----- The data -----
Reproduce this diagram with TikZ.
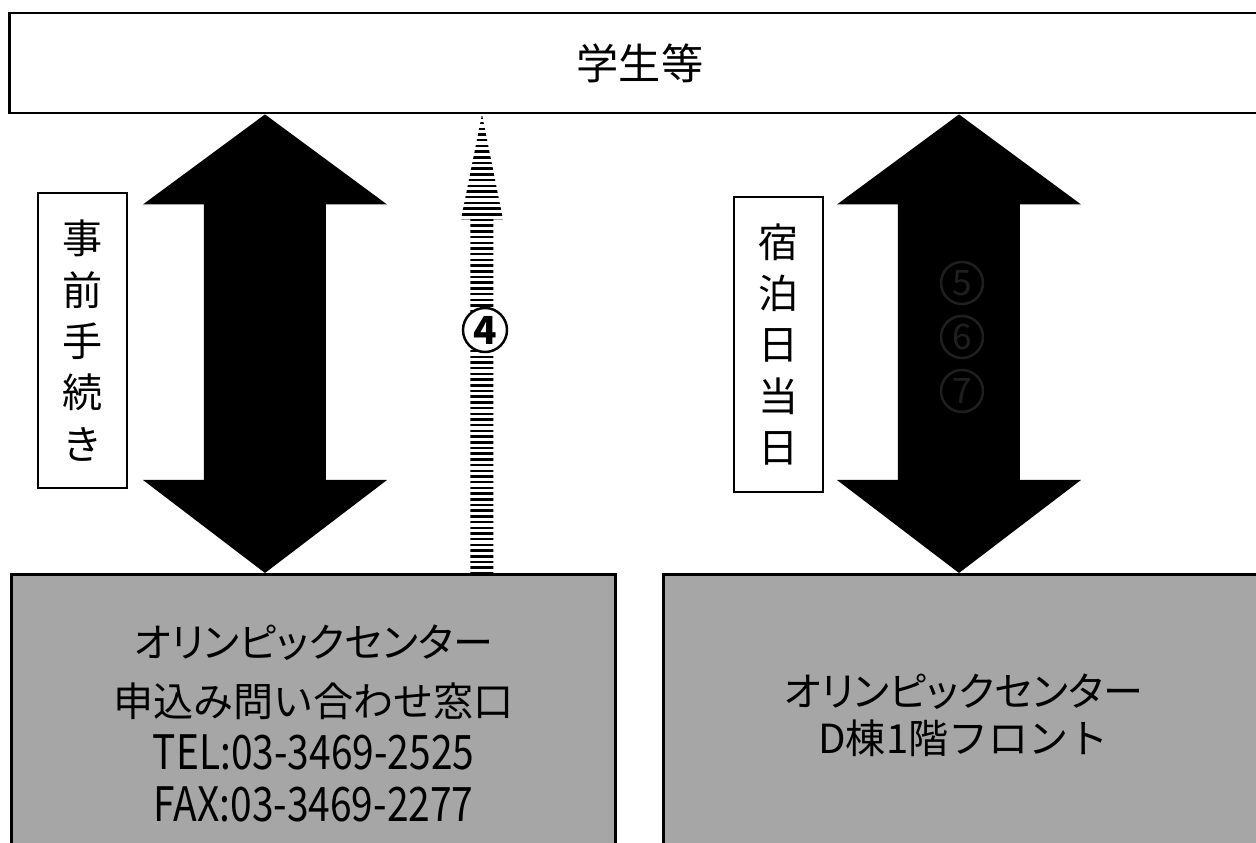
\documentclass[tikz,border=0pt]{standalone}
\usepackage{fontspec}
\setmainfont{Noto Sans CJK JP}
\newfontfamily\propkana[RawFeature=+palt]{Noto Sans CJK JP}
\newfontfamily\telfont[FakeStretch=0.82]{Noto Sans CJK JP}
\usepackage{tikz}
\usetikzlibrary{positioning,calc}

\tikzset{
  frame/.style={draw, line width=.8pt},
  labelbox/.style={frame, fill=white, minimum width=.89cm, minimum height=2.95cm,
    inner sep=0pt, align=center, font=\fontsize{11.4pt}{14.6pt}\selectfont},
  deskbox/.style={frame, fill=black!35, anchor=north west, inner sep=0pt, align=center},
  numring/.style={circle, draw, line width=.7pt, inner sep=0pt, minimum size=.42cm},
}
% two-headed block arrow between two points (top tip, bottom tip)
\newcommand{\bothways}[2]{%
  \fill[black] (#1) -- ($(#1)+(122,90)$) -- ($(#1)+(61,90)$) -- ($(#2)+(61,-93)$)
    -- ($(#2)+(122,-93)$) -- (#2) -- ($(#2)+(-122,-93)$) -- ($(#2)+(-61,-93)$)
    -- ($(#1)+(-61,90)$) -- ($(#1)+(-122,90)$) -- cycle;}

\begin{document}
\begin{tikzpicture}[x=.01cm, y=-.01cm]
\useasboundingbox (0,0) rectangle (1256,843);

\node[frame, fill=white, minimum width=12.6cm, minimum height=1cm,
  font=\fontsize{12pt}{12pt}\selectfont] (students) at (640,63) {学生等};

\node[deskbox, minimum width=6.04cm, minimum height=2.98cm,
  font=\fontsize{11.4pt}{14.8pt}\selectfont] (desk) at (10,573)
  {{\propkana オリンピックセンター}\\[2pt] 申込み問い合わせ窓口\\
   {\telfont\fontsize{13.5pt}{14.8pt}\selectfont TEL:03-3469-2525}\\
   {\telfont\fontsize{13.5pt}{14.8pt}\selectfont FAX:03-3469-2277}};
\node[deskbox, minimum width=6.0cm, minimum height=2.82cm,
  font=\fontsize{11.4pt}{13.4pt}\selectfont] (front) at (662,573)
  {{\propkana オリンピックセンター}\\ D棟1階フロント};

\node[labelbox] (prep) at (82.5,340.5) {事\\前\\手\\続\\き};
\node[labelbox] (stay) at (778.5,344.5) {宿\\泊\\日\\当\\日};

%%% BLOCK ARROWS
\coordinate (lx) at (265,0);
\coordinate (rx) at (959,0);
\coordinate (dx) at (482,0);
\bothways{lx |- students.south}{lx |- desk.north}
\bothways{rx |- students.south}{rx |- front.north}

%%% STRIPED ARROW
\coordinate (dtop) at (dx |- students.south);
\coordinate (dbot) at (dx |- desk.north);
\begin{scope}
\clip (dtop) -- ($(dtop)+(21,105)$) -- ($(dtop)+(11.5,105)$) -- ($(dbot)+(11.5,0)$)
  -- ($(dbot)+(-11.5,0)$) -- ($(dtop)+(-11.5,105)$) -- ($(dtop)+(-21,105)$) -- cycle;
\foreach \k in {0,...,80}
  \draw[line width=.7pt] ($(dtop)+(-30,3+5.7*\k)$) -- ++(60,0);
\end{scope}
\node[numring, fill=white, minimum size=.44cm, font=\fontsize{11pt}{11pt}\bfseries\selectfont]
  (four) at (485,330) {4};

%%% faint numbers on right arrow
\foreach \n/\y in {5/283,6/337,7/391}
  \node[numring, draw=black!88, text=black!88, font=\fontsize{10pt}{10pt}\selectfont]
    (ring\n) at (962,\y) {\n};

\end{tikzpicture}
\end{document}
-----
----- The data -----
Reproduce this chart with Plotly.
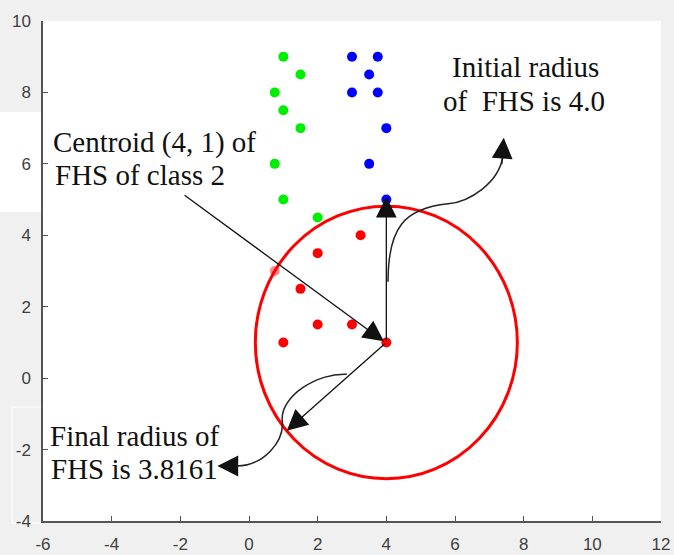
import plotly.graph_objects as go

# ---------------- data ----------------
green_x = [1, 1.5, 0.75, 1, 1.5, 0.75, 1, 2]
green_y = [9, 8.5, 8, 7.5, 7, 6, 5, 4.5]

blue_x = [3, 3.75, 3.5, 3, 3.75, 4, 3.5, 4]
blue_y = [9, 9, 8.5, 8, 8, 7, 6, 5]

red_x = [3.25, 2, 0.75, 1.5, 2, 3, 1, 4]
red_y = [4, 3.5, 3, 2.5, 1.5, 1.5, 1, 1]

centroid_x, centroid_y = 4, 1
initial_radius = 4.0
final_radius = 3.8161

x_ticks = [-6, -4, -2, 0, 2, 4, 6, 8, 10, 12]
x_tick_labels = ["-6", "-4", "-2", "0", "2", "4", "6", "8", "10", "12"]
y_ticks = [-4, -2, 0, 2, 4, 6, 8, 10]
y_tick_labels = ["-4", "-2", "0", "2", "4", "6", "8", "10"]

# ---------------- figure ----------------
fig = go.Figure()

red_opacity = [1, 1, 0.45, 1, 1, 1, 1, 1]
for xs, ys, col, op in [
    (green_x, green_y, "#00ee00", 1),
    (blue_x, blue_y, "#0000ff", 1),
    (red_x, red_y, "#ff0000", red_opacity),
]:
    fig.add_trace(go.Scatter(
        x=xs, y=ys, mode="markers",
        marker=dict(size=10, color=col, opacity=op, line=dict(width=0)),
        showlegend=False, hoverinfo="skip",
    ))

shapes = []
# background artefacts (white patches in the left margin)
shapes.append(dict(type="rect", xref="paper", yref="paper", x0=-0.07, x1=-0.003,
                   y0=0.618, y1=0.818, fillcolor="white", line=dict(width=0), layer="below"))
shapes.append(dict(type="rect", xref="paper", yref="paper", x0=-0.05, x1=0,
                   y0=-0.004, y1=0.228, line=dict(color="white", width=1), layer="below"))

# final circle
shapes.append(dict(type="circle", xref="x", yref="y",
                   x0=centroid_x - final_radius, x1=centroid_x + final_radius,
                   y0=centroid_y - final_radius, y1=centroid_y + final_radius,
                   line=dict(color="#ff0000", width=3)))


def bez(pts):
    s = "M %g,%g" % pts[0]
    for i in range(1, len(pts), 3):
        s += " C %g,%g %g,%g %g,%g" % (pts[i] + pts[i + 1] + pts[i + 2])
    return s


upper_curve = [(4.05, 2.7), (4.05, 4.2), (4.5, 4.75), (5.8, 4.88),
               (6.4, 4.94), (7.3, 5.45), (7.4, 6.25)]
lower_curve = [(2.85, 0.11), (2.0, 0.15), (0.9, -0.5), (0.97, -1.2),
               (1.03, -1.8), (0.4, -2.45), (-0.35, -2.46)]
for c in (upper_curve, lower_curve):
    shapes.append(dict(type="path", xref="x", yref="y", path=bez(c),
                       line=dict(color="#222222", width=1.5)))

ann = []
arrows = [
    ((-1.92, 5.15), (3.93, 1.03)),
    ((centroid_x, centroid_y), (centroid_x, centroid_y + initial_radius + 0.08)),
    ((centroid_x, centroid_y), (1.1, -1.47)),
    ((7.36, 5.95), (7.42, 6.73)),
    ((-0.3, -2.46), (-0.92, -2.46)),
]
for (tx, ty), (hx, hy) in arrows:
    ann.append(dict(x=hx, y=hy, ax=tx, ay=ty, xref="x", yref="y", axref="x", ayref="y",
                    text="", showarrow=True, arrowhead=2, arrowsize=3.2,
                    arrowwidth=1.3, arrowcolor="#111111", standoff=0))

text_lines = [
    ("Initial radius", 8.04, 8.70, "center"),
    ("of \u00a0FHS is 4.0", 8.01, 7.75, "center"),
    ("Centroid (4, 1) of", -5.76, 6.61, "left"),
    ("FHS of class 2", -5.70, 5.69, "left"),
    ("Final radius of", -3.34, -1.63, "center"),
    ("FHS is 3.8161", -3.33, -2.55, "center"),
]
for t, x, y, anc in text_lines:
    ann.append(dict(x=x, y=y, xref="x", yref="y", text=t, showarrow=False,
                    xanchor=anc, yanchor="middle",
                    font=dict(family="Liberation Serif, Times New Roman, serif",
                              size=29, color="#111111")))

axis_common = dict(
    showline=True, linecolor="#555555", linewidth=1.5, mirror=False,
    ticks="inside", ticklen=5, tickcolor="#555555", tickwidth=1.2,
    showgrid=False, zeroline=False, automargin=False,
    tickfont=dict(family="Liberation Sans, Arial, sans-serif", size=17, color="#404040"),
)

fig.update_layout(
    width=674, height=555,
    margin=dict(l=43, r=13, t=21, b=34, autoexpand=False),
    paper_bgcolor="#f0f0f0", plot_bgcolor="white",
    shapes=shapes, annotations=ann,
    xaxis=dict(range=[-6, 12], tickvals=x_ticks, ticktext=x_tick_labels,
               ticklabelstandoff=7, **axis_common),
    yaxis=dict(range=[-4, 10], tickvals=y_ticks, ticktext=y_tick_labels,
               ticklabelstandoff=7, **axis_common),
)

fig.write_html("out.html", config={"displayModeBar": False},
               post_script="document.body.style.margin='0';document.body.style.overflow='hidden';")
-----
Extract, from the material above, each line holding the word "Reproduce".

Reproduce this diagram with TikZ.
Reproduce this chart with Plotly.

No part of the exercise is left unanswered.